### SHORT PROBLEM:
Can you set down, exactly as they appear below, the lines from the opening of the material through the one bearing "plt.rcParams['font.family'] = ['Lato', 'DejaVu", minus the pictures?

►

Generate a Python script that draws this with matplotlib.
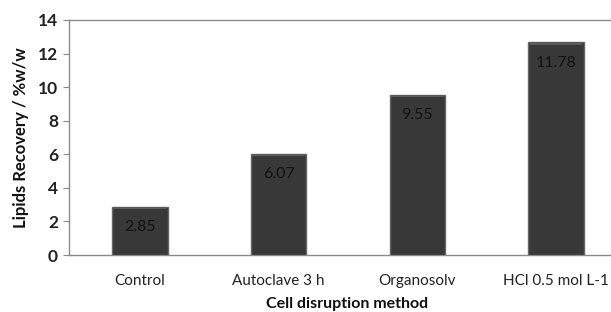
import matplotlib
matplotlib.use("Agg")
import matplotlib.pyplot as plt

categories = ["Control", "Autoclave 3 h", "Organosolv", "HCl 0.5 mol L-1"]
bar_heights = [2.85, 6.02, 9.53, 12.66]
bar_labels = ["2.85", "6.07", "9.55", "11.78"]
y_ticks = [0, 2, 4, 6, 8, 10, 12, 14]

plt.rcParams['font.family'] = ['Lato', 'DejaVu Sans']

fig = plt.figure(figsize=(6.11, 3.12), dpi=100)
ax = fig.add_axes([69/611, 57/312, (625.5-69)/611, (255-20)/312])

x = list(range(len(categories)))
ax.bar(x, bar_heights, width=0.4, color="#383838", edgecolor="#666666", linewidth=1.0, zorder=3)
# subtle top bevel highlight
ax.bar(x, [0.12]*4, bottom=[h - 0.12 for h in bar_heights], width=0.38, color="#5a5a5a", linewidth=0, zorder=3.5)
for xi, h, lab in zip(x, bar_heights, bar_labels):
    ax.text(xi, h - 1.2, lab, ha="center", va="center", fontsize=11.5, color="#111111", zorder=4)

ax.set_xlim(-0.51, 3.5)
ax.set_ylim(0, 14)
ax.set_yticks(y_ticks)
ax.set_xticks(x)
ax.set_xticklabels(categories, fontsize=11, color="#222222")
ax.tick_params(axis='y', labelsize=12.5, colors="#222222", length=4, color="#888888", width=0.8, pad=4)
ax.tick_params(axis='x', length=0, pad=14)
for lab in ax.get_yticklabels():
    lab.set_fontweight('bold')

for s in ['left', 'bottom', 'top']:
    ax.spines[s].set_color("#8a8a8a")
    ax.spines[s].set_linewidth(1.0)
ax.spines['right'].set_visible(False)

ax.set_ylabel("Lipids Recovery / %w/w", fontsize=12, fontweight='bold', color="#111111", labelpad=6)
ax.set_xlabel("Cell disruption method", fontsize=11.5, fontweight='bold', color="#111111", labelpad=6)

fig.savefig("out.png", dpi=100)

◄

### RESPONSE:
Generate a Python script that draws this with matplotlib.
import matplotlib
matplotlib.use("Agg")
import matplotlib.pyplot as plt

categories = ["Control", "Autoclave 3 h", "Organosolv", "HCl 0.5 mol L-1"]
bar_heights = [2.85, 6.02, 9.53, 12.66]
bar_labels = ["2.85", "6.07", "9.55", "11.78"]
y_ticks = [0, 2, 4, 6, 8, 10, 12, 14]

plt.rcParams['font.family'] = ['Lato', 'DejaVu Sans']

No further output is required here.